§ Given request: Print the listing from its top line through the line containing "const ehMeio = (v)", nothing more, and leave out the pictures.

§ Dataset content:

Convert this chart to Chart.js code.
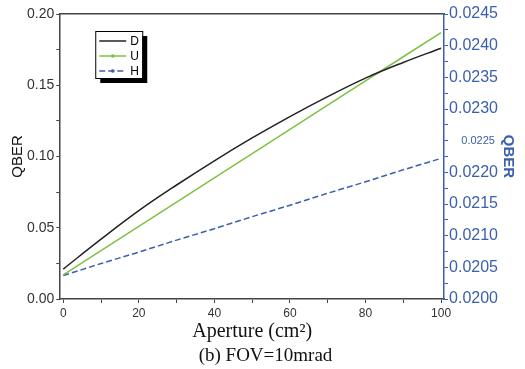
<!DOCTYPE html>
<html>
<head>
<meta charset="utf-8">
<script src="https://cdn.jsdelivr.net/npm/chart.js@4"></script>
<style>
  html, body { margin: 0; padding: 0; background: #fff; }
  #wrap { width: 525px; height: 369px; position: relative; }
</style>
</head>
<body>
<div id="wrap"><canvas id="grafico"></canvas></div>
<script>
// dados
const aperture = [0, 10, 20, 30, 40, 50, 60, 70, 80, 90, 100];
const qberD = [0.021, 0.042, 0.062, 0.080, 0.097, 0.113, 0.128, 0.142, 0.155, 0.166, 0.176];
const qberU = [0.017, 0.034, 0.051, 0.068, 0.085, 0.102, 0.119, 0.136, 0.153, 0.170, 0.187];
const qberH = [0.02037, 0.02056, 0.02074, 0.02093, 0.02111, 0.0213, 0.02148, 0.02167, 0.02185, 0.02204, 0.02222];

const azul = '#3a5fae';
const preto = '#222222';
const verde = '#7cc242';

// o rótulo 0.0225 aparece menor e deslocado no original
const ehMeio = (v) => Math.abs(v - 0.0225) < 1e-7;

// legenda desenhada dentro da área do gráfico, com sombra
const legendaBox = {
  id: 'legendaBox',
  afterDatasetsDraw(chart) {
    const { ctx, chartArea } = chart;
    const x = chartArea.left + 35, y = chartArea.top + 17, w = 47, h = 47;
    ctx.save();
    ctx.fillStyle = '#000';
    ctx.fillRect(x + 5, y + 5, w, h);
    ctx.fillStyle = '#fff';
    ctx.fillRect(x, y, w, h);
    ctx.strokeStyle = '#000';
    ctx.lineWidth = 1;
    ctx.strokeRect(x + 0.5, y + 0.5, w, h);
    chart.data.datasets.forEach((ds, i) => {
      const ly = y + 10 + i * 15;
      ctx.strokeStyle = ds.borderColor;
      ctx.lineWidth = 1.5;
      ctx.setLineDash(ds.borderDash || []);
      ctx.beginPath();
      ctx.moveTo(x + 4, ly);
      ctx.lineTo(x + 31, ly);
      ctx.stroke();
      ctx.setLineDash([]);
      if (i > 0) {
        ctx.fillStyle = ds.borderColor;
        ctx.beginPath();
        ctx.arc(x + 17.5, ly, 1.8, 0, Math.PI * 2);
        ctx.fill();
      }
      ctx.fillStyle = '#000';
      ctx.font = '12px "Liberation Sans", Arial, sans-serif';
      ctx.textBaseline = 'middle';
      ctx.fillText(ds.label, x + 35, ly + 1);
    });
    ctx.restore();
  }
};

const ctxQ = document.getElementById('grafico');
new Chart(ctxQ, {
  type: 'line',
  data: {
    labels: aperture,
    datasets: [
      { label: 'D', data: qberD, yAxisID: 'y', borderColor: preto, borderWidth: 1.5, pointRadius: 0, tension: 0.4 },
      { label: 'U', data: qberU, yAxisID: 'y', borderColor: verde, borderWidth: 1.5, pointRadius: 0, tension: 0 },
      { label: 'H', data: qberH, yAxisID: 'y2', borderColor: azul, borderWidth: 1.5, borderDash: [6, 3], pointRadius: 0, tension: 0 }
    ]
  },
  options: {
    responsive: true,
    maintainAspectRatio: false,
    animation: false,
    layout: { padding: { top: 14, left: 10, right: 4, bottom: 0 } },
    plugins: {
      legend: { display: false },
      tooltip: { enabled: false },
      title: {
        display: true,
        position: 'bottom',
        text: '(b) FOV=10mrad',
        color: '#111',
        font: { family: '"Liberation Serif", "Times New Roman", serif', size: 19, weight: 'normal', lineHeight: 1 },
        padding: { top: 2, bottom: 3 }
      }
    },
    scales: {
      x: {
        type: 'linear',
        min: -0.8,
        max: 100.8,
        afterBuildTicks: (s) => { s.ticks = aperture.map(v => ({ value: v })); },
        ticks: {
          autoSkip: false,
          maxRotation: 0,
          color: '#333',
          font: { family: '"Liberation Sans", Arial, sans-serif', size: 12, lineHeight: 1 },
          padding: 5,
          callback: (v) => (v % 20 === 0 ? v : '')
        },
        grid: { drawOnChartArea: false, tickLength: 4, color: '#444' },
        border: { color: '#444', width: 1.5 },
        title: {
          display: true,
          text: 'Aperture (cm²)',
          color: '#111',
          font: { family: '"Liberation Serif", "Times New Roman", serif', size: 20, lineHeight: 1 },
          padding: { top: -3, bottom: 3 }
        }
      },
      x2: {
        type: 'linear',
        position: 'top',
        min: -0.8,
        max: 100.8,
        ticks: { display: false },
        grid: { display: false, drawTicks: false },
        border: { display: true, color: '#444', width: 1.5 }
      },
      y: {
        position: 'left',
        min: 0,
        max: 0.2,
        ticks: {
          stepSize: 0.025,
          autoSkip: false,
          color: '#333',
          font: { family: '"Liberation Sans", Arial, sans-serif', size: 14 },
          padding: 2,
          callback: (v) => (Math.round(v / 0.025) % 2 === 0 ? v.toFixed(2) : '')
        },
        grid: { drawOnChartArea: false, tickLength: 4, color: '#444' },
        border: { color: '#444', width: 1.5 },
        title: {
          display: true,
          text: 'QBER',
          color: '#111',
          font: { family: '"Liberation Sans", Arial, sans-serif', size: 15, lineHeight: 1 },
          padding: { top: 0, bottom: 0 }
        }
      },
      y2: {
        position: 'right',
        min: 0.02,
        max: 0.0245,
        ticks: {
          stepSize: 0.00025,
          autoSkip: false,
          color: azul,
          font: (c) => ({
            family: '"Liberation Sans", Arial, sans-serif',
            size: c.tick && ehMeio(c.tick.value) ? 11 : 16
          }),
          padding: 1,
          callback: (v) => {
            if (Math.round(v / 0.00025) % 2 !== 0) return '';
            return ehMeio(v) ? '    ' + v.toFixed(4) : v.toFixed(4);
          }
        },
        grid: { drawOnChartArea: false, tickLength: 4, color: azul },
        border: { color: azul, width: 1.5 },
        title: {
          display: true,
          text: 'QBER',
          color: azul,
          font: { family: '"Liberation Sans", Arial, sans-serif', size: 15, weight: 'bold' },
          padding: { top: 4, bottom: 0 }
        }
      }
    }
  },
  plugins: [legendaBox]
});
</script>
</body>
</html>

§ Solution for this task:
Convert this chart to Chart.js code.
<!DOCTYPE html>
<html>
<head>
<meta charset="utf-8">
<script src="https://cdn.jsdelivr.net/npm/chart.js@4"></script>
<style>
  html, body { margin: 0; padding: 0; background: #fff; }
  #wrap { width: 525px; height: 369px; position: relative; }
</style>
</head>
<body>
<div id="wrap"><canvas id="grafico"></canvas></div>
<script>
// dados
const aperture = [0, 10, 20, 30, 40, 50, 60, 70, 80, 90, 100];
const qberD = [0.021, 0.042, 0.062, 0.080, 0.097, 0.113, 0.128, 0.142, 0.155, 0.166, 0.176];
const qberU = [0.017, 0.034, 0.051, 0.068, 0.085, 0.102, 0.119, 0.136, 0.153, 0.170, 0.187];
const qberH = [0.02037, 0.02056, 0.02074, 0.02093, 0.02111, 0.0213, 0.02148, 0.02167, 0.02185, 0.02204, 0.02222];

const azul = '#3a5fae';
const preto = '#222222';
const verde = '#7cc242';

// o rótulo 0.0225 aparece menor e deslocado no original
const ehMeio = (v) => Math.abs(v - 0.0225) < 1e-7;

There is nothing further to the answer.